Economists estimate the price of land in Vojvodina, Serbia’s chief agricultural region, at between 9,000 and 10,000 euros per hectare. BIRN found advertisements for land at a price of 10,300 euros per hectare in the Novi Becej municipality of Vojvodina, where Milos Marovic owns 107.6 hectares. At such prices, Marovic’s land is worth more than a million euros.

(From L to R) Albanian Premier Fatos Nano, Croatia Government President Ivica Racan, Serbia and Montenegro President Svetozar Marovic and Bosnia-Herzegovina Premier Adnan Terzic, 13 May 2003. Photo: EPA PHOTO ANSA/CIRO FUSCO

In 2017, Milos Marovic and a partner, Aleksandar Bulatovic, founded raspberry producer Agro Projekat. Bulatovic had a 20 per cent share and contributed land worth 21,400 euros, according to documents in the Serbian Business Registry. Marovic was obliged to inject 86,000 euros into the company but it is unclear whether he did.

In November 2018, Bulatovic transferred his share of the company to Marovic, making the latter the sole owner. The company’s capital quickly grew by another 176,000 euros, according to a valuation – seen by BIRN – of its raspberry plantation by experts Marovic hired from Belgrade’s Faculty of Agriculture. That year, the company earned around 24,000 euros.

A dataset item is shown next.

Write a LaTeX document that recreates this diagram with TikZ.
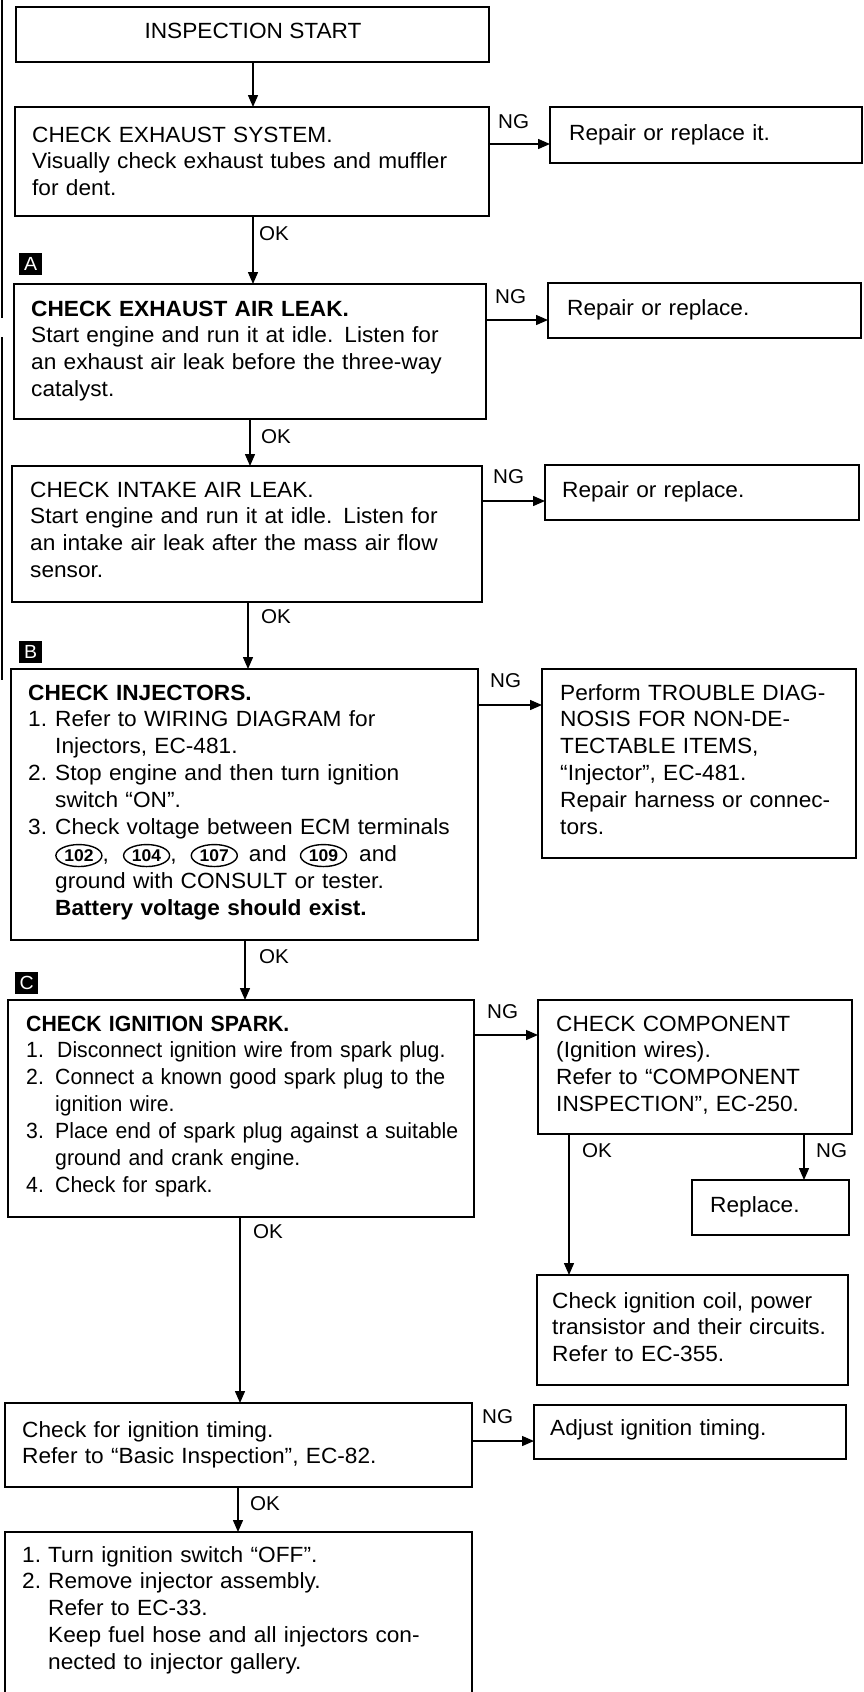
\documentclass[tikz,border=0pt]{standalone}
\usepackage{fontspec}
\setmainfont{Liberation Sans}[FakeStretch=1.03]
\newfontfamily\narrowfont{Liberation Sans}[FakeStretch=0.965]
\usetikzlibrary{arrows.meta,shapes.geometric}
\newcommand{\cnum}[1]{\tikz[baseline=(cnn.base)]\node[draw,ellipse,line width=1.4pt,inner xsep=0pt,inner ysep=0pt,minimum width=46pt,minimum height=22pt,font=\fontsize{17}{17}\selectfont\bfseries] (cnn) {#1};}
\newcommand{\itm}[1]{\makebox[27pt][l]{#1}}
\newcommand{\ind}{\hspace*{27pt}}
\begin{document}
\begin{tikzpicture}[x=1pt,y=-1pt,
  box/.style={draw,line width=1.8pt,rectangle,inner sep=0pt,outer sep=0pt,anchor=north west},
  txt/.style={inner sep=0pt,anchor=base west,align=left,text width=470pt,font=\fontsize{22}{26.9}\selectfont},
  lbl/.style={inner sep=0pt,anchor=base west,font=\fontsize{20}{20}\selectfont},
  tag/.style={fill=black,text=white,inner sep=0pt,anchor=north west,minimum width=23pt,minimum height=22pt,font=\fontsize{19}{19}\selectfont},
  arr/.style={line width=1.4pt,-{Triangle[length=12pt,width=10pt]}},
  edge/.style={line width=1.5pt}]
\useasboundingbox (0,0) rectangle (863,1692);
\clip (0,0) rectangle (863,1692);
\fill[white] (0,0) rectangle (863,1692);
% scan edge lines
\draw[edge] (2,0) -- (2,318);
\draw[edge] (2,337) -- (2,680);

% boxes
\node[box,minimum width=473pt,minimum height=55pt] (start) at (16,7) {};
\node[inner sep=0pt,anchor=base,font=\fontsize{22}{26.9}\selectfont] (startT) at (253,38) {INSPECTION START};

\node[box,minimum width=474pt,minimum height=109pt] (exh) at (15,107) {};
\node[txt] (exhT) at (32,142) {CHECK EXHAUST SYSTEM.\\Visually check exhaust tubes and muffler\\for dent.};
\node[box,minimum width=312pt,minimum height=56pt] (rep1) at (550,107) {};
\node[txt] (rep1T) at (569,140) {Repair or replace it.};

\node[box,minimum width=472pt,minimum height=135pt] (exl) at (14,284) {};
\node[txt] (exlT) at (31,316) {\textbf{CHECK EXHAUST AIR LEAK.}\\Start engine and run it at idle. Listen for\\an exhaust air leak before the three-way\\catalyst.};
\node[box,minimum width=313pt,minimum height=55pt] (rep2) at (548,283) {};
\node[txt] (rep2T) at (567,315) {Repair or replace.};

\node[box,minimum width=470pt,minimum height=136pt] (inl) at (12,466) {};
\node[txt] (inlT) at (30,497) {CHECK INTAKE AIR LEAK.\\Start engine and run it at idle. Listen for\\an intake air leak after the mass air flow\\sensor.};
\node[box,minimum width=314pt,minimum height=55pt] (rep3) at (545,465) {};
\node[txt] (rep3T) at (562,497) {Repair or replace.};

\node[box,minimum width=467pt,minimum height=271pt] (inj) at (11,669) {};
\node[txt] (injT) at (28,700) {\textbf{CHECK INJECTORS.}\\
\itm{1.}Refer to WIRING DIAGRAM for\\
\ind Injectors, EC-481.\\
\itm{2.}Stop engine and then turn ignition\\
\ind switch “ON”.\\
\itm{3.}Check voltage between ECM terminals\\
\ind\cnum{102},\hspace{14pt}\cnum{104},\hspace{14pt}\cnum{107}\hspace{11pt}and\hspace{13pt}\cnum{109}\hspace{12pt}and\\
\ind ground with CONSULT or tester.\\
\ind\textbf{Battery voltage should exist.}};
\node[box,minimum width=314pt,minimum height=189pt] (trb) at (542,669) {};
\node[txt] (trbT) at (560,700) {Perform TROUBLE DIAG-\\NOSIS FOR NON-DE-\\TECTABLE ITEMS,\\“Injector”, EC-481.\\Repair harness or connec-\\tors.};

\node[box,minimum width=466pt,minimum height=217pt] (spk) at (8,1000) {};
\node[txt,font=\fontsize{22}{26.9}\selectfont\narrowfont] (spkT) at (26,1031) {\textbf{CHECK IGNITION SPARK.}\\
\makebox[31pt][l]{1.}Disconnect ignition wire from spark plug.\\
\makebox[29pt][l]{2.}Connect a known good spark plug to the\\
\hspace*{29pt}ignition wire.\\
\makebox[29pt][l]{3.}Place end of spark plug against a suitable\\
\hspace*{29pt}ground and crank engine.\\
\makebox[29pt][l]{4.}Check for spark.};
\node[box,minimum width=314pt,minimum height=134pt] (cmp) at (538,1000) {};
\node[txt] (cmpT) at (556,1031) {CHECK COMPONENT\\(Ignition wires).\\Refer to “COMPONENT\\INSPECTION”, EC-250.};
\node[box,minimum width=157pt,minimum height=55pt] (rpl) at (692,1180) {};
\node[txt] (rplT) at (710,1212) {Replace.};
\node[box,minimum width=311pt,minimum height=110pt] (coil) at (537,1275) {};
\node[txt] (coilT) at (552,1308) {Check ignition coil, power\\transistor and their circuits.\\Refer to EC-355.};

\node[box,minimum width=467pt,minimum height=84pt] (tim) at (5,1403) {};
\node[txt] (timT) at (22,1437) {Check for ignition timing.\\Refer to “Basic Inspection”, EC-82.};
\node[box,minimum width=312pt,minimum height=54pt] (adj) at (534,1405) {};
\node[txt] (adjT) at (550,1435) {Adjust ignition timing.};

\node[box,minimum width=467pt,minimum height=180pt] (fin) at (5,1532) {};
\node[txt] (finT) at (22,1562) {\makebox[26pt][l]{1.}Turn ignition switch “OFF”.\\
\makebox[26pt][l]{2.}Remove injector assembly.\\
\hspace*{26pt}Refer to EC-33.\\
\hspace*{26pt}Keep fuel hose and all injectors con-\\
\hspace*{26pt}nected to injector gallery.};

% tags
\node[tag] (tA) at (19,253) {A};
\node[tag] (tB) at (19,641) {B};
\node[tag] (tC) at (15,972) {C};

% vertical OK arrows
\draw[arr] (start.south -| 253,0) -- (exh.north -| 253,0);
\draw[arr] (exh.south -| 253,0) -- (exl.north -| 253,0);
\draw[arr] (exl.south -| 250,0) -- (inl.north -| 250,0);
\draw[arr] (inl.south -| 248,0) -- (inj.north -| 248,0);
\draw[arr] (inj.south -| 245,0) -- (spk.north -| 245,0);
\draw[arr] (spk.south -| 240,0) -- (tim.north -| 240,0);
\draw[arr] (tim.south -| 238,0) -- (fin.north -| 238,0);
\draw[arr] (cmp.south -| 569,0) -- (coil.north -| 569,0);
\draw[arr] (cmp.south -| 804,0) -- (rpl.north -| 804,0);

% horizontal NG arrows
\draw[arr] (exh.east |- 0,144) -- (rep1.west |- 0,144);
\draw[arr] (exl.east |- 0,320) -- (rep2.west |- 0,320);
\draw[arr] (inl.east |- 0,501) -- (rep3.west |- 0,501);
\draw[arr] (inj.east |- 0,705) -- (trb.west |- 0,705);
\draw[arr] (spk.east |- 0,1035) -- (cmp.west |- 0,1035);
\draw[arr] (tim.east |- 0,1441) -- (adj.west |- 0,1441);

% labels
\node[lbl] (ng1) at (498,128) {NG};
\node[lbl] (ok1) at (259,240) {OK};
\node[lbl] (ng2) at (495,303) {NG};
\node[lbl] (ok2) at (261,443) {OK};
\node[lbl] (ng3) at (493,483) {NG};
\node[lbl] (ok3) at (261,623) {OK};
\node[lbl] (ng4) at (490,687) {NG};
\node[lbl] (ok4) at (259,963) {OK};
\node[lbl] (ng5) at (487,1018) {NG};
\node[lbl] (ok5) at (582,1157) {OK};
\node[lbl] (ng6) at (816,1157) {NG};
\node[lbl] (ok6) at (253,1238) {OK};
\node[lbl] (ng7) at (482,1423) {NG};
\node[lbl] (ok7) at (250,1510) {OK};
\end{tikzpicture}
\end{document}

Six months later, with the company’s capital standing at around 314,000 euros, Marovic closed it, according to the Serbian Business Registry. It formally ceased operating in January this year, with almost 270,000 euros worth of so-called cash equivalents at Marovic’s disposal.

Marovic and Bulatovic, however, did not quit business altogether. In October 2018, a week prior to selling his shares in Agro Projekat to Marovic, Bulatovic launched Fruit Universe, which now owns the land on which Agro Projekat began its raspberry plantation.

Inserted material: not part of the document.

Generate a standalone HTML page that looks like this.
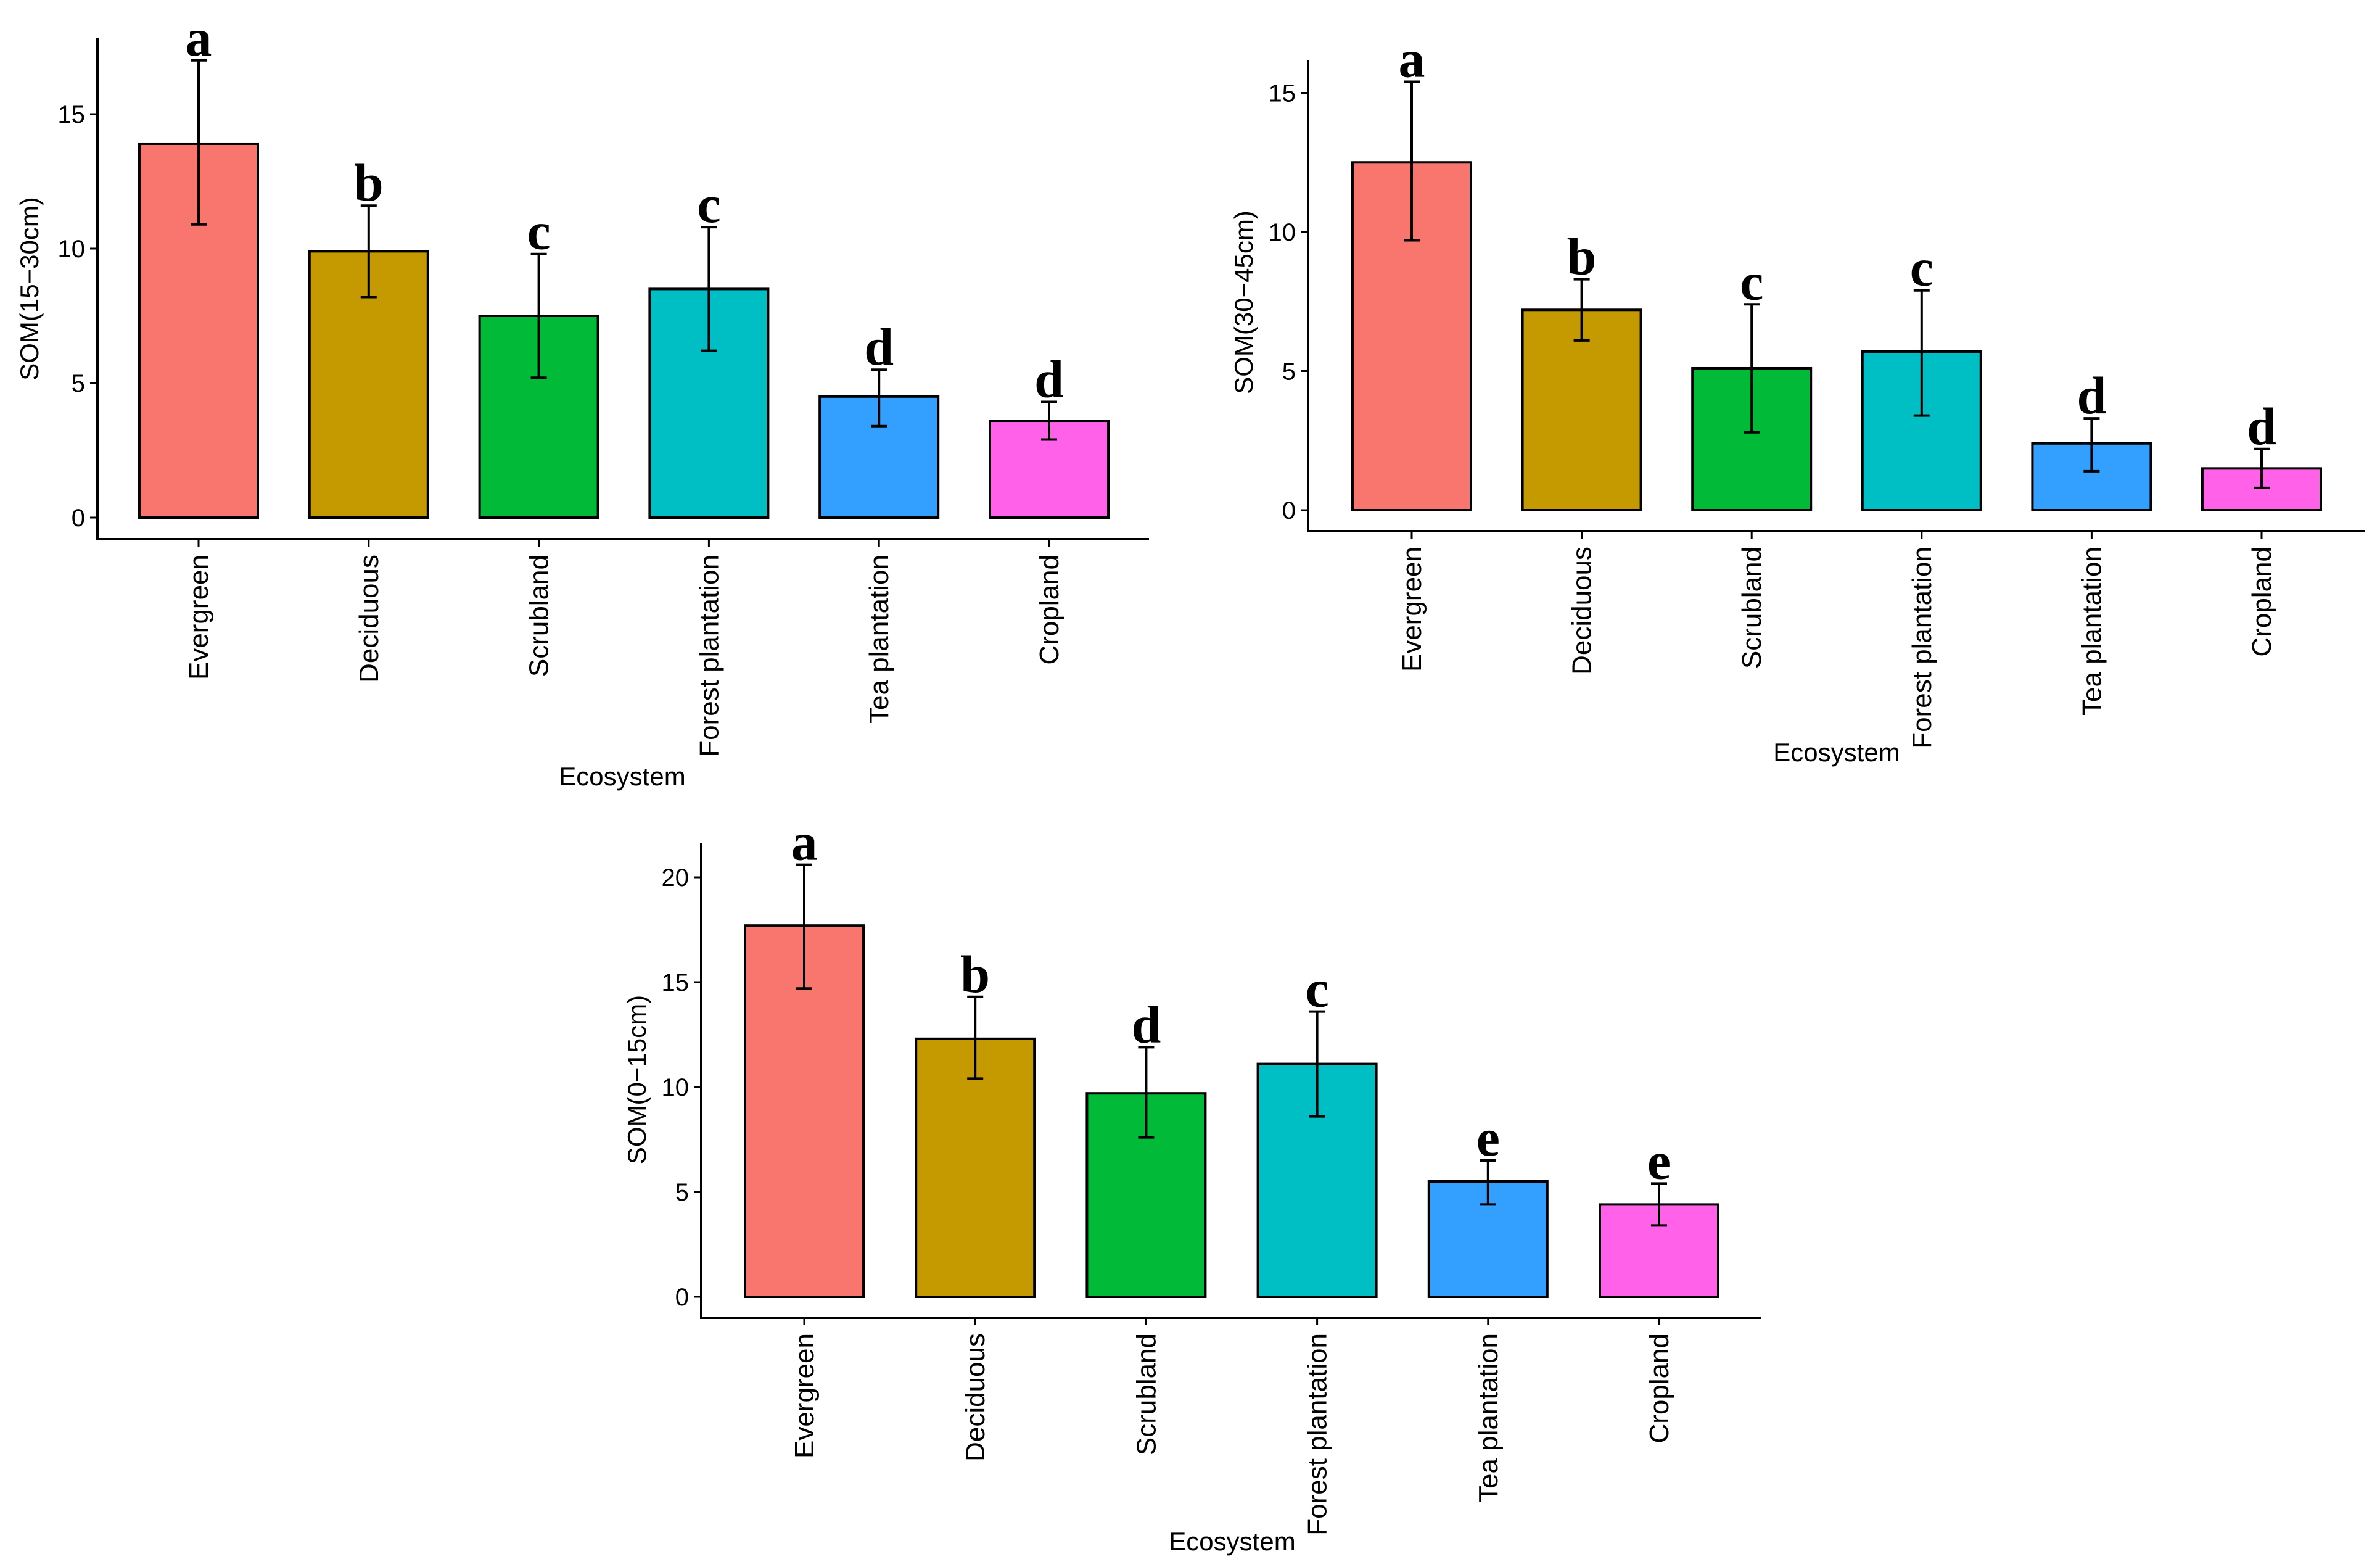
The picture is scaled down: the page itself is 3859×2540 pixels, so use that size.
<!DOCTYPE html>
<html><head><meta charset="utf-8"><style>
html,body{margin:0;padding:0;background:#fff;}
svg{display:block;}
text{font-family:"Liberation Sans",sans-serif;fill:#000;}
.sig{font-family:"Liberation Serif",serif;font-weight:bold;}
</style></head>
<body>
<svg id="fig" width="3859" height="2540" viewBox="0 0 3859 2540" xmlns="http://www.w3.org/2000/svg"></svg>
<script>
const categories = ["Evergreen","Deciduous","Scrubland","Forest plantation","Tea plantation","Cropland"];
const colors = ["#F8766D","#C49A00","#00BA38","#00BFC4","#33A0FF","#FF61E8"];
// Panel 1: SOM(15-30cm)
const p1Mean = [13.9, 9.9, 7.5, 8.5, 4.5, 3.6];
const p1Low  = [10.9, 8.2, 5.2, 6.2, 3.4, 2.9];
const p1High = [17.0, 11.6, 9.8, 10.8, 5.5, 4.3];
const p1Sig  = ["a","b","c","c","d","d"];
const p1Ticks = [0,5,10,15];
// Panel 2: SOM(30-45cm)
const p2Mean = [12.5, 7.2, 5.1, 5.7, 2.4, 1.5];
const p2Low  = [9.7, 6.1, 2.8, 3.4, 1.4, 0.8];
const p2High = [15.4, 8.3, 7.4, 7.9, 3.3, 2.2];
const p2Sig  = ["a","b","c","c","d","d"];
const p2Ticks = [0,5,10,15];
// Panel 3: SOM(0-15cm)
const p3Mean = [17.7, 12.3, 9.7, 11.1, 5.5, 4.4];
const p3Low  = [14.7, 10.4, 7.6, 8.6, 4.4, 3.4];
const p3High = [20.6, 14.3, 11.9, 13.6, 6.5, 5.4];
const p3Sig  = ["a","b","d","c","e","e"];
const p3Ticks = [0,5,10,15,20];

const NS = "http://www.w3.org/2000/svg";
const svg = document.getElementById("fig");
function mk(tag, attrs, parent){
  const e = document.createElementNS(NS, tag);
  for (const k in attrs) e.setAttribute(k, attrs[k]);
  (parent||svg).appendChild(e);
  return e;
}
function panel(cfg, mean, low, high, sig, ticks){
  const g = mk("g", {});
  
  
  const y = v => cfg.y0 - v * cfg.unit;
  const x = i => cfg.c0 + i * cfg.step;
  const ya = mk("line", {x1:cfg.ax, y1:cfg.top, x2:cfg.ax, y2:cfg.axy, stroke:"#000","stroke-width":4}, g);
  
  
  const xa = mk("line", {x1:cfg.ax-2, y1:cfg.axy, x2:cfg.right, y2:cfg.axy, stroke:"#000","stroke-width":4}, g);
  
  
  ticks.forEach(t => {
    const tk = mk("line", {x1:cfg.ax-12, y1:y(t), x2:cfg.ax, y2:y(t), stroke:"#000","stroke-width":3}, g);
    
    
    const tl = mk("text", {x:cfg.ax-20, y:y(t)+14, "text-anchor":"end","font-size":40}, g);
    
    
    tl.textContent = t;
  });
  categories.forEach((c, i) => {
    const cx = x(i);
    const bar = mk("rect", {x:cx-cfg.bw/2, y:y(mean[i]), width:cfg.bw, height:y(0)-y(mean[i]), fill:colors[i], stroke:"#000","stroke-width":4}, g);
    
    
    const eb = mk("path", {d:`M${cx},${y(low[i])}V${y(high[i])}M${cx-13},${y(low[i])}H${cx+13}M${cx-13},${y(high[i])}H${cx+13}`, stroke:"#000","stroke-width":4, fill:"none"}, g);
    
    
    const st = mk("text", {x:cx, y:y(high[i])-8, "text-anchor":"middle","font-size":86, class:"sig"}, g);
    
    
    st.textContent = sig[i];
    const xt = mk("line", {x1:cx, y1:cfg.axy, x2:cx, y2:cfg.axy+12, stroke:"#000","stroke-width":3}, g);
    
    
    const xl = mk("text", {x:0, y:0, "text-anchor":"end","font-size":44, transform:`translate(${cx+15},${cfg.axy+25}) rotate(-90)`}, g);
    
    
    xl.textContent = c;
  });
  const yt = mk("text", {x:0, y:0, "text-anchor":"middle","font-size":42, transform:`translate(${cfg.ytx},${cfg.yty}) rotate(-90)`}, g);
  
  
  yt.textContent = cfg.ytitle;
  const xtt = mk("text", {x:cfg.xtx, y:cfg.xty, "text-anchor":"middle","font-size":42}, g);
  
  
  xtt.textContent = "Ecosystem";
}
panel({name:"panel-15-30cm", ax:158, top:62, axy:874, right:1863, y0:839, unit:43.6, c0:322, step:275.8, bw:192,
  ytx:62, yty:468, ytitle:"SOM(15\u221230cm)", xtx:1009, xty:1273}, p1Mean, p1Low, p1High, p1Sig, p1Ticks);
panel({name:"panel-30-45cm", ax:2121, top:98, axy:861, right:3834, y0:827, unit:45.1, c0:2289, step:275.6, bw:192,
  ytx:2031, yty:490, ytitle:"SOM(30\u221245cm)", xtx:2978, xty:1234}, p2Mean, p2Low, p2High, p2Sig, p2Ticks);
panel({name:"panel-0-15cm", ax:1137, top:1366, axy:2136, right:2855, y0:2102, unit:34.0, c0:1304, step:277.2, bw:192,
  ytx:1047, yty:1750, ytitle:"SOM(0\u221215cm)", xtx:1998, xty:2513}, p3Mean, p3Low, p3High, p3Sig, p3Ticks);
</script>
</body></html>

The same year, Marovic founded another firm called Mattea Agrar. The company still exists but no activities have been recorded so far and so none of its financial reports or activities can be viewed.

The Serbian Ministry of Agriculture told BIRN that none of the three companies had received any subsidies from the state, a fact a number of business people involved in raspberry production said was puzzling given almost anyone starting out in such a sector can receive help from the state merely by applying.

“It’s not at all smart to miss such an opportunity,” said a raspberry producer and long-time recipient of state subsidies who asked to remain anonymous. “It’s strange that they did.”

Reached by phone, Bulatovic said he was willing to speak to BIRN but then failed to respond to subsequent calls and messages.

Elite residence and wealthy connections

Svetozar Marovic’s claim that his son does not have a roof over his head also does not stand up to scrutiny.

Milos Marovic is registered as living in the well-heeled Belgrade neighbourhood of Vracar, in a luxury building owned by several wealthy businessmen, some of them considered close to his father. One apartment in the building is in fact owned by a relative of Svetozar Marovic.

One of the owners of the building is Dusko Knezevic, proprietor of Montenegro’s Atlas Banka and a number of other companies in the country.

In 2019, Knezevic, who also faces charges in Montenegro of abuse of office but is believed to be living in London, told the media that he had been providing Djukanovic’s DPS with secret funds.


Milos Marovic. Photo: Vijesti

Marovic’s August statement, his first in four years, was made in conversation with Knezevic and streamed online.

Among the other owners of the building are two Serbian businessmen known for their work in Russia – Nebojsa Saranovic, owner of the Cypriot-based investment firm Kappa Star Limited that owns a number of companies in Serbia, and Desimir Medjovic, who made a fortune in construction in Russia.

Neither Svetozar nor Milos are registered as owning any of the apartments in the building. One, however, does belong to Djordjije Prelevic, brother of Marovic’s wife, Djordjina. A mortgage on Prelevic’s loan for the purchase of the 109 sqm apartment was previously owned by the company Tradeunique, which was involved in building the TQ Plazza business centre near Budva, the project for which Marovic and his son were originally arrested.

Tradeunique’s Serbian co-owner, Mirko Latinovic, was also charged but turned witness for the prosecution in the case against Marovic. BIRN contacted Tradeunique regarding this story but received no reply.